See you in a few weeks for Part 2.

RESOURCES
If you are reading this and wish to further explore the subject, I commend you the above article I mentioned. It is exquisitely written and very thorough:
A Requiem for Friendship: Why Boys Will Not Be Boys and Other Consequences of the Sexual Revolution
If you are a young man struggling in the area of same-gender attraction, I would direct you to an online ministry called Living Hope.


Sunday, October 12, 2008

Comparing Preachers


I've become consciously concerned as of late at the propensity of our podcasting generation to critique the preachers and sermons of their own church against those they religiously listen to on podcast.

Podcasting sermons on the web is a brilliant and amazing avenue to share biblically-centered preaching to those who may not otherwise be able to attend a service. It's encouraging to the believer who has to commute and would rather spend his transit time growing in grace and knowledge than learning lyrics to pop ditties that won't survive the decade. And that is only one example of why I am grateful for podcasted preaching. 

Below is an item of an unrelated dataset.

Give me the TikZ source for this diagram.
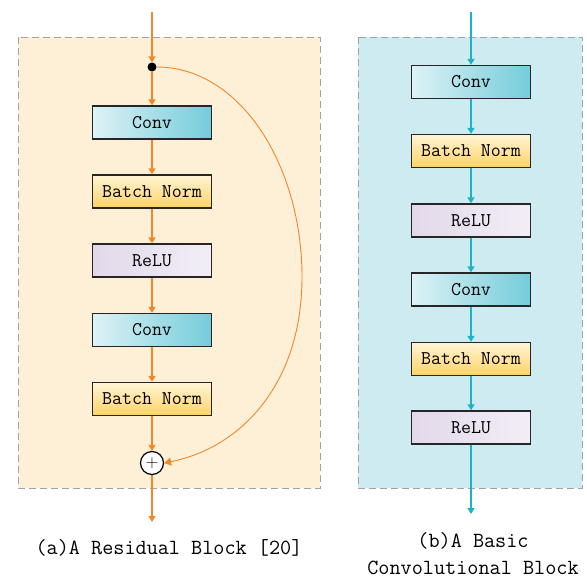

But I fear what it becomes for many of us who listen regularly is an avenue for comparison to the preaching we hear in our own congregations on Sundays. I've observed a few ways this works itself out, the first being the most common:


1. The podcaster is so enamored with the podcasted preacher that he then unfairly holds (whether consciously or subconsciously) his home pastor to the same standards of a John Piper or John McArthur or Mark Driscoll, failing to recognize those men shepherd specific congregations with express needs first and foremost; and if it goes unchecked, this attitude may further harden the well-intentioned mind and heart to a failure recognize and encourage the strengths and ministry of his own pastor's preaching and how it fulfills the spiritual needs of his local church. 


2. Playing off the feelings of the first point, the sermon critic becomes so to the point that he fails to plant himself at any local congregation and become what C.S. Lewis referred to as a "church
connoisseur" who flits from church to church, sampling every sermon against what he considers his competently cultured taste buds. Fewer places do I see this more than collegiate Christians or seminarians who cut their teeth on Matt Chandler and refuse to join any church that isn't The Village. This attitude is unbiblical and displays an immature understanding of the function of the local church in the life of the believer living in an area in which ministry can and should be done.

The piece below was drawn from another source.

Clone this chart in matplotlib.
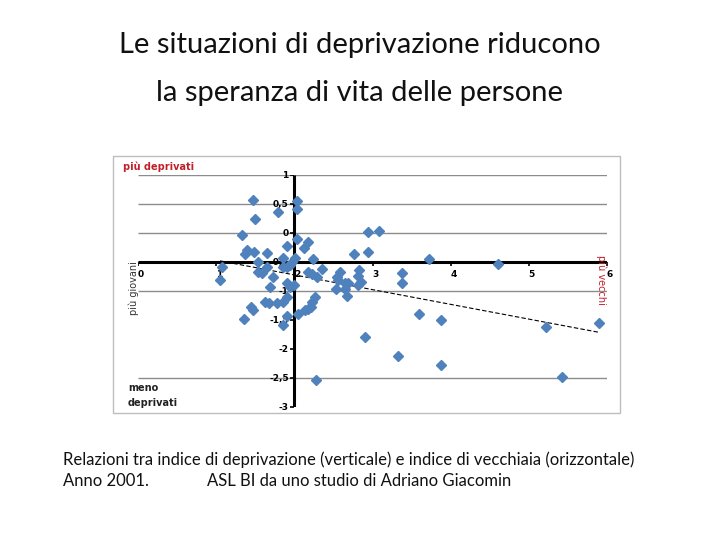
import numpy as np
import matplotlib
matplotlib.use("Agg")
import matplotlib.pyplot as plt
from matplotlib.patches import Rectangle

# ---- data ----
x_vecchiaia = [1.47, 2.03, 2.04, 1.79, 1.50, 1.33, 2.04, 2.18, 1.91, 2.13,
               1.40, 1.37, 1.49, 1.65, 1.85, 2.01, 1.97, 1.53, 2.24, 1.65,
               1.85, 1.90, 1.95, 1.08, 1.54, 1.58, 1.73, 1.05, 2.36, 2.18,
               2.23, 2.29, 2.59, 2.55, 2.76, 2.94, 2.94, 3.08, 2.83, 2.82,
               1.69, 1.91, 1.94, 1.91, 1.44, 1.47, 1.63, 1.67, 1.78, 1.85,
               1.35, 1.90, 1.85, 2.05, 2.17, 1.99, 2.14, 2.21, 2.23, 2.26,
               2.53, 2.65, 2.68, 2.65, 2.69, 2.82, 2.85, 2.56, 2.91, 2.28,
               3.72, 4.60, 3.38, 3.38, 3.60, 3.87, 5.22, 5.90, 3.32, 3.87,
               5.42]
y_deprivazione = [0.57, 0.55, 0.41, 0.36, 0.24, -0.03, -0.10, -0.16, -0.22, -0.26,
                  -0.29, -0.36, -0.33, -0.34, -0.43, -0.43, -0.50, -0.50, -0.45, -0.59,
                  -0.59, -0.59, -0.55, -0.59, -0.67, -0.69, -0.76, -0.81, -0.62, -0.67,
                  -0.71, -0.76, -0.67, -0.76, -0.36, -0.33, 0.02, 0.03, -0.64, -0.74,
                  -0.93, -0.86, -0.93, -1.10, -1.28, -1.33, -1.19, -1.21, -1.21, -1.19,
                  -1.48, -1.43, -1.59, -1.40, -1.31, -0.90, -1.33, -1.28, -1.19, -1.10,
                  -0.97, -0.97, -1.09, -0.86, -0.86, -0.90, -0.84, -0.81, -1.79, -2.53,
                  -0.45, -0.53, -0.69, -0.86, -1.40, -1.50, -1.62, -1.55, -2.12, -2.28,
                  -2.48]
x_ticks = [0, 1, 2, 3, 4, 5, 6]
y_ticks = [1, 0.5, 0, -0.5, -1, -1.5, -2, -2.5, -3]
y_tick_labels = ["1", "0,5", "0", "-0,5", "-1", "-1,5", "-2", "-2,5", "-3"]
grid_levels = [1, 0.5, 0, -1, -2.5]

title_lines = ["Le situazioni di deprivazione riducono",
               "la speranza di vita delle persone"]
caption_1 = "Relazioni tra indice di deprivazione (verticale) e indice di vecchiaia (orizzontale)"
caption_2a = "Anno 2001."
caption_2b = "ASL BI da uno studio di Adriano Giacomin"

W, H = 720, 540
fig = plt.figure(figsize=(7.2, 5.4), dpi=100)
fig.patch.set_facecolor("white")

def fx(px):
    return px / W

def fy(py):
    return 1 - py / H

# title
for line, py in zip(title_lines, [45, 93]):
    fig.text(0.5, fy(py), line, ha="center", va="center", fontsize=21,
             family="Lato", color="#111111")

# caption
fig.text(fx(63), fy(460), caption_1, ha="left", va="center", fontsize=12,
         family="Lato", color="#111111")
fig.text(fx(63), fy(481), caption_2a, ha="left", va="center", fontsize=12,
         family="Lato", color="#111111")
fig.text(fx(207), fy(481), caption_2b, ha="left", va="center", fontsize=12,
         family="Lato", color="#111111")

# chart frame
fig.patches.append(Rectangle((fx(113), fy(413)), fx(620) - fx(113), fy(156) - fy(413),
                             transform=fig.transFigure, fill=False,
                             edgecolor="#bdbdbd", lw=1.0))

ax = fig.add_axes([fx(138), fy(407), fx(607) - fx(138), fy(175) - fy(407)])
ax.set_xlim(0, 6)
ax.set_ylim(-3, 1)
ax.axis("off")

# gridlines
ax.hlines(grid_levels, 0, 6, color="#8c8c8c", lw=1.0, zorder=1)
# axes lines
x_cross, y_cross = 2, -0.5
ax.plot([0, 6], [y_cross, y_cross], color="black", lw=2.2, zorder=2, solid_capstyle="butt")
ax.plot([x_cross, x_cross], [-3, 1], color="black", lw=2.2, zorder=2, solid_capstyle="butt")

# tick marks
ax.plot(x_ticks, [y_cross] * len(x_ticks), linestyle="none", marker=3,
        markersize=3, color="black", markeredgewidth=1.2, zorder=2)
ax.plot([x_cross] * len(y_ticks), y_ticks, linestyle="none", marker=0,
        markersize=3, color="black", markeredgewidth=1.2, zorder=2)

# tick labels
for xt in x_ticks:
    ax.annotate(str(xt), (xt, y_cross), xytext=(2, -9), textcoords="offset points",
                ha="center", va="center", fontsize=6.5, fontweight="bold",
                family="DejaVu Sans", color="black", zorder=2)
for yt, lab in zip(y_ticks, y_tick_labels):
    ax.annotate(lab, (x_cross, yt), xytext=(-4, 0), textcoords="offset points",
                ha="right", va="center", fontsize=6.5, fontweight="bold",
                family="DejaVu Sans", color="black", zorder=2)

# trendline
xs = np.array(x_vecchiaia)
ys = np.array(y_deprivazione)
coef = np.polyfit(xs, ys, 1)
xl = np.array([xs.min(), xs.max()])
ax.plot(xl, np.polyval(coef, xl), color="black", lw=0.8, linestyle=(0, (4, 2)), zorder=3)

# points
ax.plot(xs, ys, linestyle="none", marker="D", markersize=5.3, color="#4f81bd",
        markeredgecolor="#4f81bd", zorder=4)

# annotations
fig.text(fx(123), fy(167), "più deprivati", ha="left", va="center", fontsize=7,
         fontweight="bold", color="#c0202a", family="DejaVu Sans")
fig.text(fx(128), fy(388), "meno", ha="left", va="center", fontsize=7,
         fontweight="bold", color="#222222", family="DejaVu Sans")
fig.text(fx(128), fy(403), "deprivati", ha="left", va="center", fontsize=7,
         fontweight="bold", color="#222222", family="DejaVu Sans")
fig.text(fx(134), fy(288), "più giovani", ha="center", va="center", fontsize=7,
         rotation=90, color="#333333", family="DejaVu Sans")
fig.text(fx(601), fy(280), "più vecchi", ha="center", va="center", fontsize=7,
         rotation=270, color="#c0202a", family="DejaVu Sans")

fig.savefig("out.png", dpi=100, facecolor="white")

3. As a natural outgrowth of all of the above, the radical Christian podcaster decides no local church will suit his acquired tastes or standards and decides to pursue a 'private spirituality' apart from a local body of Christ. His weekly feast of five podcasted sermons from the most popular preachers will suffice for his sanctification...

Wrong. 

The natural digression displayed above is one I've seen more often than I would have thought possible. The attitude behind it is one of unabashed pride in the form of snobbery. It also betrays in the offender an immaturity in grasping the essential place of the local church body (and its lead pastor) in the continued march to maturity in Christ.

Don't try to hold your pastor to any other man's standards, no matter how good you think they may be. It's an attitude akin to holding your wife to the standards of other women in media. The pastor of your local congregation is fashioned for a specific ministry in that community. Instead of driving two hours to attend a church for the sermonizing, try finding a local, Bible-believing congregation in which you can serve and not just pew-sit (or podcast in your jammies). Bible-saturated preaching is essential, this we know. But so is establishing relationships with fellow believers for the purpose of sharpening and discipleship. Be involved with what God is doing through believers in your area. Just like those pastors and church members in the local congregation, He has you in this place for such a time as this.